As I always do, I made myself go visit. I knew that if I didn’t, I would regret it. I went in for our regular visit, and I couldn’t believe what I saw. She was a new woman. Do I mean she was completely lucid and we had in depth conversations? Of course not, but we did have conversations. I could ask her questions and she would do her best to answer them. Sometimes she would say the wrong word, but it was close enough so that I knew what she was saying. Sometimes she stuttered the word or answer over and over. But she answered me. It was as if, all this time, she had been stuck in a dark room searching for the switch that needed to be turned on and finally she found it. The room is not lighted as brightly as it used to be, but the light is enough for us to find each other.

Despite what others tried to tell me, I always knew that she still knew me. Even through the darkness, the silence, she knew me. Mom always smiled differently when I came in. Though she might say only two words, she made her best attempt to communicate her feelings by forcing out those words. And she would, randomly, say a sentence to me. It was like a flash of lightning on a pitch-black night. Things were still connecting.

And now, each time I visit her, she talks with me, answers questions. She tries to sing along with songs I play her. And she gives indications that, at times, she knows exactly what is going on.

I recently went on a trip that a friend planned. The trip dates happened to fall during her birthday. Every other year I had celebrated on her birthday, brought her gifts and treats, but I never felt like she knew what was going on. I figured celebrating her birthday this year a few days after it would not really matter. Did she even know what a birthday was? Just before I was leaving for the trip, I visited her. She was getting her hair done, and I was explaining to her the situation about not being there for her birthday.  Mom sulked and said, “I am going to be so lonely.” At first I did not understand exactly what she had said, but then Chinel, who was doing her hair, confirmed it. She understood. Our mouths dropped open. I explained that I would celebrate her birthday after I got back and promised to bring her treats and something fancy. That was enough to perk her up.

After her hair appointment, Chinel was telling her goodbye, gave her a hug and kiss, and told her she loved her and would see her soon. After their goodbye, as I turned her wheelchair, she tried to turn her head and yelled, “Hey! Thanks for coming.” I let Chinel know what she said and we both broke into tears.
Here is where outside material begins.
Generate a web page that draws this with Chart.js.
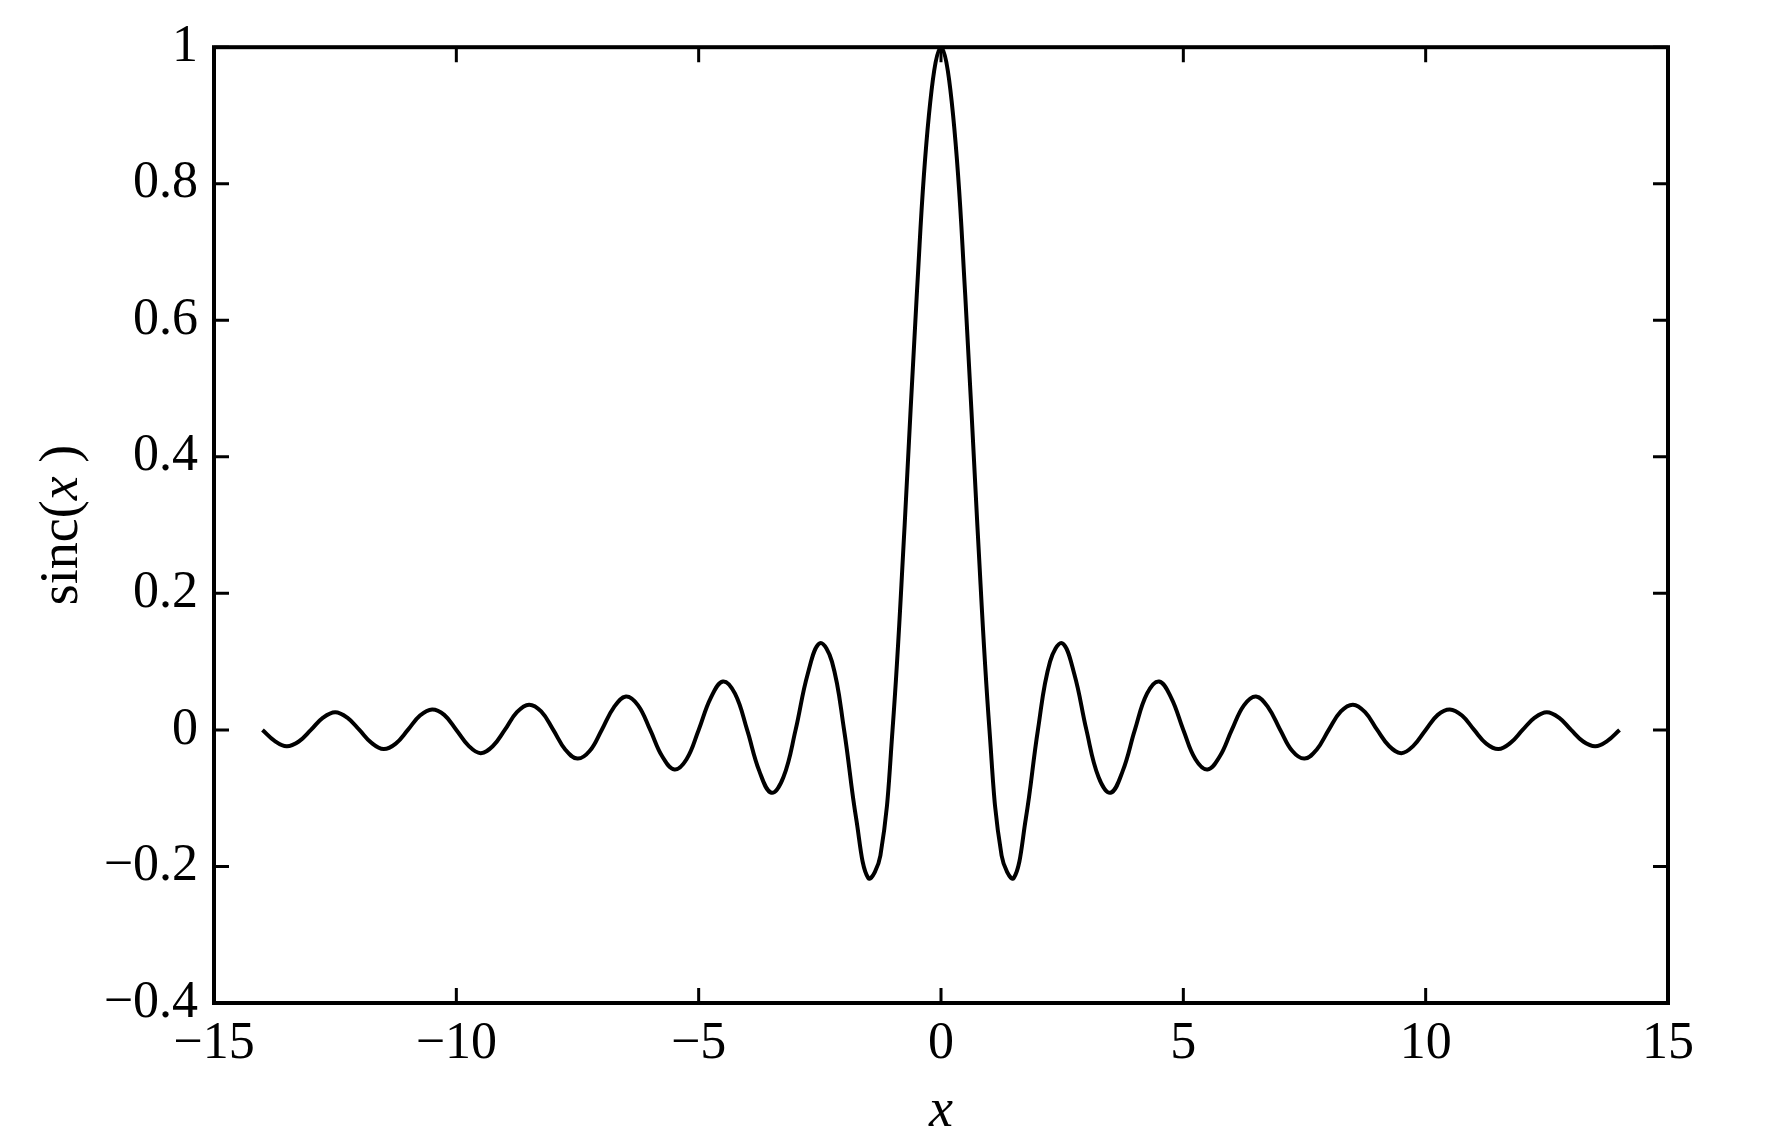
<!DOCTYPE html>
<html>
<head>
<meta charset="utf-8">
<script src="https://cdn.jsdelivr.net/npm/chart.js@4.4.1/dist/chart.umd.min.js"></script>
<style>
  body { margin: 0; background: #fff; }
</style>
</head>
<body>
<canvas id="sincChart" width="1790" height="1148"></canvas>
<script>
const xValues = [
  -14, -13.75, -13.5, -13.25, -13, -12.75, -12.5, -12.25, -12, -11.75, -11.5, -11.25,
  -11, -10.75, -10.5, -10.25, -10, -9.75, -9.5, -9.25, -9, -8.75, -8.5, -8.25,
  -8, -7.75, -7.5, -7.25, -7, -6.75, -6.5, -6.25, -6, -5.75, -5.5, -5.25,
  -5, -4.75, -4.5, -4.25, -4, -3.75, -3.5, -3.25, -3, -2.75, -2.5, -2.25,
  -2, -1.75, -1.5, -1.25, -1, -0.75, -0.5, -0.25,
  0,
  0.25, 0.5, 0.75, 1, 1.25, 1.5, 1.75, 2, 2.25, 2.5, 2.75, 3,
  3.25, 3.5, 3.75, 4, 4.25, 4.5, 4.75, 5, 5.25, 5.5, 5.75, 6,
  6.25, 6.5, 6.75, 7, 7.25, 7.5, 7.75, 8, 8.25, 8.5, 8.75, 9,
  9.25, 9.5, 9.75, 10, 10.25, 10.5, 10.75, 11, 11.25, 11.5, 11.75, 12,
  12.25, 12.5, 12.75, 13, 13.25, 13.5, 13.75, 14
];
const sincValues = [
  0, -0.016, -0.024, -0.017, 0, 0.018, 0.026, 0.018, 0, -0.019, -0.028, -0.020,
  0, 0.021, 0.030, 0.022, 0, -0.023, -0.034, -0.024, 0, 0.026, 0.037, 0.027,
  0, -0.029, -0.042, -0.031, 0, 0.033, 0.049, 0.036, 0, -0.039, -0.058, -0.043,
  0, 0.047, 0.071, 0.053, 0, -0.060, -0.092, -0.069, 0, 0.082, 0.127, 0.100,
  0, -0.130, -0.217, -0.184, 0, 0.300, 0.637, 0.900,
  1,
  0.900, 0.637, 0.300, 0, -0.184, -0.217, -0.130, 0, 0.100, 0.127, 0.082, 0,
  -0.069, -0.092, -0.060, 0, 0.053, 0.071, 0.047, 0, -0.043, -0.058, -0.039, 0,
  0.036, 0.049, 0.033, 0, -0.031, -0.042, -0.029, 0, 0.027, 0.037, 0.026, 0,
  -0.024, -0.034, -0.023, 0, 0.022, 0.030, 0.021, 0, -0.020, -0.028, -0.019, 0,
  0.018, 0.026, 0.018, 0, -0.017, -0.024, -0.016, 0
];
const xTicks = [-15, -10, -5, 0, 5, 10, 15];
const yTicks = [-0.4, -0.2, 0, 0.2, 0.4, 0.6, 0.8, 1];

const fontFamily = "'Liberation Serif', 'Times New Roman', serif";

function fmt(v) {
  return String(Number(v.toFixed(1))).replace('-', '\u2212');
}

// matlab style box with inward ticks on all four sides, plus the y label
const boxPlugin = {
  id: 'box',
  afterDraw(chart) {
    const { ctx, chartArea: a, scales } = chart;
    const len = 15;
    ctx.save();
    ctx.strokeStyle = '#000';
    ctx.lineWidth = 4;
    ctx.strokeRect(a.left, a.top, a.right - a.left, a.bottom - a.top);
    ctx.lineWidth = 3;
    ctx.beginPath();
    xTicks.forEach(t => {
      const px = scales.x.getPixelForValue(t);
      ctx.moveTo(px, a.bottom); ctx.lineTo(px, a.bottom - len);
      ctx.moveTo(px, a.top); ctx.lineTo(px, a.top + len);
    });
    yTicks.forEach(t => {
      const py = scales.y.getPixelForValue(t);
      ctx.moveTo(a.left, py); ctx.lineTo(a.left + len, py);
      ctx.moveTo(a.right, py); ctx.lineTo(a.right - len, py);
    });
    ctx.stroke();

    // y label: sinc(x) with italic x
    ctx.translate(63, (a.top + a.bottom) / 2);
    ctx.rotate(-Math.PI / 2);
    ctx.fillStyle = '#000';
    ctx.textBaseline = 'middle';
    const parts = [['sinc(', 'normal'], ['x', 'italic'], [' )', 'normal']];
    let total = 0;
    parts.forEach(p => { ctx.font = p[1] + ' 54px ' + fontFamily; total += ctx.measureText(p[0]).width; });
    let x0 = -total / 2;
    parts.forEach(p => {
      ctx.font = p[1] + ' 54px ' + fontFamily;
      ctx.fillText(p[0], x0, 0);
      x0 += ctx.measureText(p[0]).width;
    });
    ctx.restore();
  }
};

new Chart(document.getElementById('sincChart'), {
  type: 'line',
  data: {
    datasets: [{
      data: xValues.map((x, i) => ({ x: x, y: sincValues[i] })),
      borderColor: '#000',
      borderWidth: 4,
      pointRadius: 0,
      tension: 0.4,
      fill: false
    }]
  },
  options: {
    responsive: false,
    animation: false,
    devicePixelRatio: 1,
    layout: { padding: { top: 47, right: 122, left: 0, bottom: 0 } },
    plugins: { legend: { display: false }, tooltip: { enabled: false } },
    scales: {
      x: {
        type: 'linear',
        min: -15,
        max: 15,
        afterBuildTicks: s => { s.ticks = xTicks.map(v => ({ value: v })); },
        afterFit: s => { s.height = 145; },
        grid: { display: false, drawTicks: false },
        border: { display: false },
        ticks: {
          padding: 10,
          color: '#000',
          font: { family: fontFamily, size: 52 },
          maxRotation: 0,
          callback: v => fmt(v)
        },
        title: {
          display: true,
          text: 'x',
          color: '#000',
          font: { family: fontFamily, size: 54, style: 'italic' },
          padding: { top: 0 }
        }
      },
      y: {
        min: -0.4,
        max: 1,
        afterBuildTicks: s => { s.ticks = yTicks.map(v => ({ value: v })); },
        afterFit: s => { s.width = 214; },
        grid: { display: false, drawTicks: false },
        border: { display: false },
        ticks: {
          padding: 16,
          color: '#000',
          font: { family: fontFamily, size: 52 },
          callback: v => fmt(v)
        }
      }
    }
  },
  plugins: [boxPlugin]
});
</script>
</body>
</html>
I know this gift of her communication and understanding could be fleeting, but I am so very grateful. Grateful that she still knows me and is excited when I come to see her. I am excited that I still have a chance to interact with her with some level of real understanding and that she knows how much I love her. And even when that switch can no longer be turned on, when that light flickers out, I will be grateful for the times that I saw the light shine.